The inherent problem of a single currency without a single
fiscal companion is a root concern. But another – and equally important – concern
has been the lack of a formal Lender-of-Last-Resort function at the ECB. The
ECB was coy about asserting this necessary central bank function when the Greek
crisis started in Greece in 2010 with deposit withdrawals and subsequent
deceline in Greek lending.
In effect the ECB under Draghi has started to ramp up
liquidity financing to its banks in the Eurozone that has helped to dampen immediate risk of bank-failures. But given recent German recalcitrance
on the extent of monetary easing underway, there is a palpable need for a firm
Eurozone wide blanket deposit protection scheme.
Secondly, the focus on growth will require banks to start
lending.
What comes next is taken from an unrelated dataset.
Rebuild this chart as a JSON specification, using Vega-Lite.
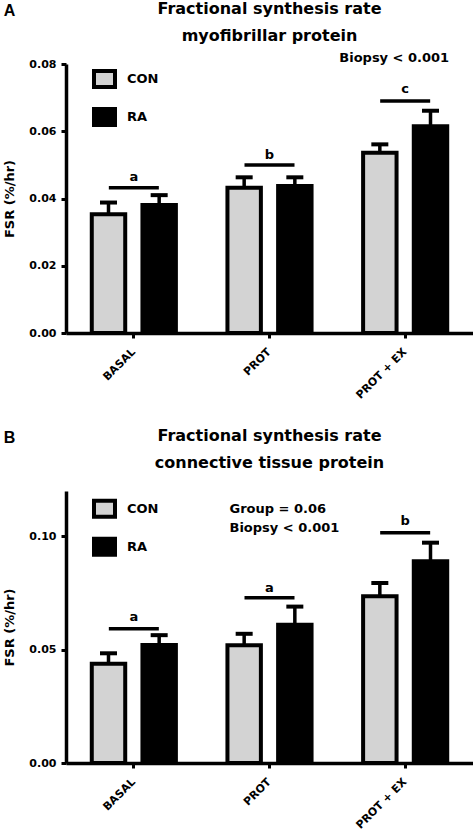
{
  "$schema": "https://vega.github.io/schema/vega-lite/v6.json",
  "background": "white",
  "padding": {"left": 3, "top": 0, "right": 0, "bottom": 0},
  "spacing": 27,
  "config": {
    "view": {"stroke": null},
    "font": "DejaVu Sans",
    "axis": {
      "grid": false,
      "domainColor": "black",
      "domainWidth": 3.5,
      "tickColor": "black",
      "tickWidth": 3,
      "tickSize": 5,
      "labelFont": "DejaVu Sans",
      "labelFontWeight": "bold",
      "labelFontSize": 11,
      "labelColor": "black",
      "titleFont": "DejaVu Sans",
      "titleFontWeight": "bold",
      "titleFontSize": 13,
      "titleColor": "black"
    },
    "legend": {
      "orient": "none",
      "title": null,
      "padding": 0,
      "symbolType": "M-1.05,-0.8H1.05V0.8H-1.05Z",
      "symbolSize": 400,
      "symbolStrokeColor": "black",
      "symbolStrokeWidth": 4,
      "labelFont": "DejaVu Sans",
      "labelFontWeight": "bold",
      "labelFontSize": 13,
      "labelColor": "black",
      "labelOffset": 10.5,
      "rowPadding": 6
    },
    "title": {
      "font": "DejaVu Sans",
      "fontWeight": "bold",
      "fontSize": 16,
      "color": "black",
      "lineHeight": 27,
      "baseline": "alphabetic"
    }
  },
  "datasets": {
    "barsA": [
      {"cond": "BASAL", "group": "CON", "mean": 0.0353, "upper": 0.0388},
      {"cond": "BASAL", "group": "RA", "mean": 0.0381, "upper": 0.041},
      {"cond": "PROT", "group": "CON", "mean": 0.0432, "upper": 0.0463},
      {"cond": "PROT", "group": "RA", "mean": 0.0437, "upper": 0.0463},
      {"cond": "PROT + EX", "group": "CON", "mean": 0.0536, "upper": 0.0561},
      {"cond": "PROT + EX", "group": "RA", "mean": 0.0615, "upper": 0.0661}
    ],
    "sigA": [
      {"cond": "BASAL", "line": 0.0432, "letter": "a", "pos": 0.0453},
      {"cond": "PROT", "line": 0.05, "letter": "b", "pos": 0.0517},
      {"cond": "PROT + EX", "line": 0.069, "letter": "c", "pos": 0.0713}
    ],
    "noteA": [
      {"cond": "PROT + EX", "pos": 0.0806, "note": "Biopsy < 0.001"}
    ],
    "barsB": [
      {"cond": "BASAL", "group": "CON", "mean": 0.0438, "upper": 0.0484},
      {"cond": "BASAL", "group": "RA", "mean": 0.0521, "upper": 0.0564},
      {"cond": "PROT", "group": "CON", "mean": 0.052, "upper": 0.057},
      {"cond": "PROT", "group": "RA", "mean": 0.061, "upper": 0.069},
      {"cond": "PROT + EX", "group": "CON", "mean": 0.0736, "upper": 0.0794},
      {"cond": "PROT + EX", "group": "RA", "mean": 0.089, "upper": 0.0972}
    ],
    "sigB": [
      {"cond": "BASAL", "line": 0.0592, "letter": "a", "pos": 0.0625},
      {"cond": "PROT", "line": 0.0729, "letter": "a", "pos": 0.0756},
      {"cond": "PROT + EX", "line": 0.1016, "letter": "b", "pos": 0.1052}
    ],
    "noteB": [
      {"cond": "PROT", "pos": 0.1104, "note": "Group = 0.06"},
      {"cond": "PROT", "pos": 0.1019, "note": "Biopsy < 0.001"}
    ]
  },
  "vconcat": [
    {
      "title": {"text": "A", "anchor": "start", "frame": "bounds", "offset": -18, "font": "Liberation Sans", "fontSize": 16},
      "resolve": {"scale": {"fill": "independent"}, "legend": {"fill": "independent"}},
      "vconcat": [
        {
          "width": 407,
          "height": 269,
          "title": {"text": ["Fractional synthesis rate", "myofibrillar protein"], "anchor": "middle", "frame": "group", "offset": 8},
          "layer": [
            {
              "data": {"name": "sigA"},
              "mark": {"type": "tick", "color": "black", "opacity": 1, "size": 50, "thickness": 3.5},
              "encoding": {
                "x": {"field": "cond", "type": "nominal", "sort": ["BASAL", "PROT", "PROT + EX"]},
                "y": {"field": "line", "type": "quantitative"}
              }
            },
            {
              "data": {"name": "sigA"},
              "mark": {"type": "text", "fontSize": 13, "fontWeight": "bold", "color": "black", "baseline": "alphabetic"},
              "encoding": {
                "x": {"field": "cond", "type": "nominal", "sort": ["BASAL", "PROT", "PROT + EX"]},
                "y": {"field": "pos", "type": "quantitative"},
                "text": {"field": "letter"}
              }
            },
            {
              "data": {"name": "noteA"},
              "mark": {"type": "text", "fontSize": 13, "fontWeight": "bold", "color": "black", "align": "right", "baseline": "alphabetic", "dx": 44},
              "encoding": {
                "x": {"field": "cond", "type": "nominal", "sort": ["BASAL", "PROT", "PROT + EX"]},
                "y": {"field": "pos", "type": "quantitative"},
                "text": {"field": "note"}
              }
            },
            {
              "data": {"name": "barsA"},
              "mark": {"type": "rule", "color": "black", "strokeWidth": 3.5},
              "encoding": {
                "x": {"field": "cond", "type": "nominal", "sort": ["BASAL", "PROT", "PROT + EX"]},
                "xOffset": {"field": "group", "sort": ["CON", "RA"]},
                "y": {"field": "mean", "type": "quantitative"},
                "y2": {"field": "upper"}
              }
            },
            {
              "data": {"name": "barsA"},
              "mark": {"type": "tick", "color": "black", "opacity": 1, "size": 17, "thickness": 4},
              "encoding": {
                "x": {"field": "cond", "type": "nominal", "sort": ["BASAL", "PROT", "PROT + EX"]},
                "xOffset": {"field": "group", "sort": ["CON", "RA"]},
                "y": {"field": "upper", "type": "quantitative"}
              }
            },
            {
              "data": {"name": "barsA"},
              "mark": {"type": "bar", "stroke": "black", "strokeWidth": 4, "opacity": 1},
              "encoding": {
                "x": {
                  "field": "cond", "type": "nominal", "sort": ["BASAL", "PROT", "PROT + EX"],
                  "scale": {"paddingInner": 0.38, "paddingOuter": 0.19},
                  "axis": {"title": null, "labelAngle": -45, "labelPadding": 12}
                },
                "xOffset": {"field": "group", "sort": ["CON", "RA"], "scale": {"paddingInner": 0.34, "paddingOuter": 0}},
                "y": {
                  "field": "mean", "type": "quantitative",
                  "scale": {"domain": [0, 0.08], "nice": false},
                  "axis": {"title": "FSR (%/hr)", "values": [0, 0.02, 0.04, 0.06, 0.08], "format": ".2f", "labelPadding": 5, "titlePadding": 12}
                },
                "fill": {
                  "field": "group", "type": "nominal",
                  "scale": {"domain": ["CON", "RA"], "range": ["#d3d3d3", "#000000"]},
                  "legend": {"legendX": 26.5, "legendY": 3}
                }
              }
            }
          ]
        }
      ]
    },
    {
      "title": {"text": "B", "anchor": "start", "frame": "bounds", "offset": -18, "font": "Liberation Sans", "fontSize": 16},
      "resolve": {"scale": {"fill": "independent"}, "legend": {"fill": "independent"}},
      "vconcat": [
        {
          "width": 407,
          "height": 272,
          "title": {"text": ["Fractional synthesis rate", "connective tissue protein"], "anchor": "middle", "frame": "group", "offset": 20},
          "layer": [
            {
              "data": {"name": "sigB"},
              "mark": {"type": "tick", "color": "black", "opacity": 1, "size": 50, "thickness": 3.5},
              "encoding": {
                "x": {"field": "cond", "type": "nominal", "sort": ["BASAL", "PROT", "PROT + EX"]},
                "y": {"field": "line", "type": "quantitative"}
              }
            },
            {
              "data": {"name": "sigB"},
              "mark": {"type": "text", "fontSize": 13, "fontWeight": "bold", "color": "black", "baseline": "alphabetic"},
              "encoding": {
                "x": {"field": "cond", "type": "nominal", "sort": ["BASAL", "PROT", "PROT + EX"]},
                "y": {"field": "pos", "type": "quantitative"},
                "text": {"field": "letter"}
              }
            },
            {
              "data": {"name": "noteB"},
              "mark": {"type": "text", "fontSize": 13, "fontWeight": "bold", "color": "black", "align": "left", "baseline": "alphabetic", "dx": -40},
              "encoding": {
                "x": {"field": "cond", "type": "nominal", "sort": ["BASAL", "PROT", "PROT + EX"]},
                "y": {"field": "pos", "type": "quantitative"},
                "text": {"field": "note"}
              }
            },
            {
              "data": {"name": "barsB"},
              "mark": {"type": "rule", "color": "black", "strokeWidth": 3.5},
              "encoding": {
                "x": {"field": "cond", "type": "nominal", "sort": ["BASAL", "PROT", "PROT + EX"]},
                "xOffset": {"field": "group", "sort": ["CON", "RA"]},
                "y": {"field": "mean", "type": "quantitative"},
                "y2": {"field": "upper"}
              }
            },
            {
              "data": {"name": "barsB"},
              "mark": {"type": "tick", "color": "black", "opacity": 1, "size": 17, "thickness": 4},
              "encoding": {
                "x": {"field": "cond", "type": "nominal", "sort": ["BASAL", "PROT", "PROT + EX"]},
                "xOffset": {"field": "group", "sort": ["CON", "RA"]},
                "y": {"field": "upper", "type": "quantitative"}
              }
            },
            {
              "data": {"name": "barsB"},
              "mark": {"type": "bar", "stroke": "black", "strokeWidth": 4, "opacity": 1},
              "encoding": {
                "x": {
                  "field": "cond", "type": "nominal", "sort": ["BASAL", "PROT", "PROT + EX"],
                  "scale": {"paddingInner": 0.38, "paddingOuter": 0.19},
                  "axis": {"title": null, "labelAngle": -45, "labelPadding": 12}
                },
                "xOffset": {"field": "group", "sort": ["CON", "RA"], "scale": {"paddingInner": 0.34, "paddingOuter": 0}},
                "y": {
                  "field": "mean", "type": "quantitative",
                  "scale": {"domain": [0, 0.12], "nice": false},
                  "axis": {"title": "FSR (%/hr)", "values": [0, 0.05, 0.1], "format": ".2f", "labelPadding": 5, "titlePadding": 12}
                },
                "fill": {
                  "field": "group", "type": "nominal",
                  "scale": {"domain": ["CON", "RA"], "range": ["#d3d3d3", "#000000"]},
                  "legend": {"legendX": 26.5, "legendY": 5.8}
                }
              }
            }
          ]
        }
      ]
    }
  ],
  "resolve": {"scale": {"fill": "independent", "x": "independent", "y": "independent"}, "legend": {"fill": "independent"}}
}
And here we have a conundrum. The EBA is busy dealing with a lagged
policy concern on bank capitalisation. Paradoxically lending will decline as
banks, already risk-averse in the current economic climate, are forced by
regulators to focus on building capital buffers.
But these measures will only go so far.
Whence growth?
The current institutional dynamics will continue to mean a
step-by-step approach.
Pooling fiscal risk at a Eurozone level is not likely in the
near term but interestingly a step in this direction has been made through a common
€230m project bond that will be
signed-off by Eurozone leaders for
project finance financed under the European Investment Bank. According to the
EC there is potential demand for €1.5-2 trn to 2020 in order to modernise
infrastructure.
Unsurprisingly there has been angst by the northern Eurozoners
to what could become a contingent fiscal liability.
And there will be problems with anyone familiar with EU
structural funds let alone large-scale financing generally – ready made
projects are hard to find and “absorption capacity” is often the key problem
rather than of obtaining funding, particularly if real rate of return exceeds a notional benchmark of 4%.
As well as the other obvious issue that often co-financing
requirements will actually lead to rising fiscal indebtedness for the very
countries such as Greece, Portugal or
Spain that need this rise in Gross Investment to boost GDP when private demand remains moribund.
But on the bright side, the idea does suggest we may be
moving down the road of some form of EU-style shift toward on how to raise
Aggregate Demand. It will be interesting to see how the Hollande presidency emerges in its discussions with Berlin on the issue of EU-wide bonds generally.
It may also lead to co-opting with the slush of excess
global savings sloshing – both with Asset Managers and petro-rich Sovereign
Funds.
Greek ownership of the structural reform will still be
required and the signs are that the re-election there – seen in the EU as a de
facto referendum on its membership of the Eurozone – will lead to a government
willing to continue implementing the austerity medicine.
A massive scale-up of
funding to ensure a safety net is needed, particularly as the economic
compression has exceeded forecasts/expectations in the IMF-EU programme. And
here the rise of Syriza may actually have worked to shake the EU body politic a
few degrees, even if Syriza does not come to hold power (it will be mightily
interesting if it does come to play a part in government, although I expect
Greece to still stay in the Eurozone).
Notwithstanding these above possibilities, ultimately there
has to be some form of fiscal transfer for the Monetary Union and the Economic
Union to which it is linked to work.
These already exist in the form of
Structural Funds to the tune of 4% of GDP that were designed to reduce
asymmetries across the Union, and through the Cohesion Fund that was
specifically a political pay-off to the southern EU in return for the “convergence
pain” of having to ditch their currencies in favour of the common Euro in the first place.
This
also shows that – leaving aside the niceties of possible modification of the EU Treaties – that in practice scale-up of targeted financing through an
established transfer mechanism is feasible.
It all depends alas, as always, on…politics and political will.
The Greeks should be prepared for this one. It is already predicted, that if Greece separates from Euro Zone, business bankruptcies will be their main problem.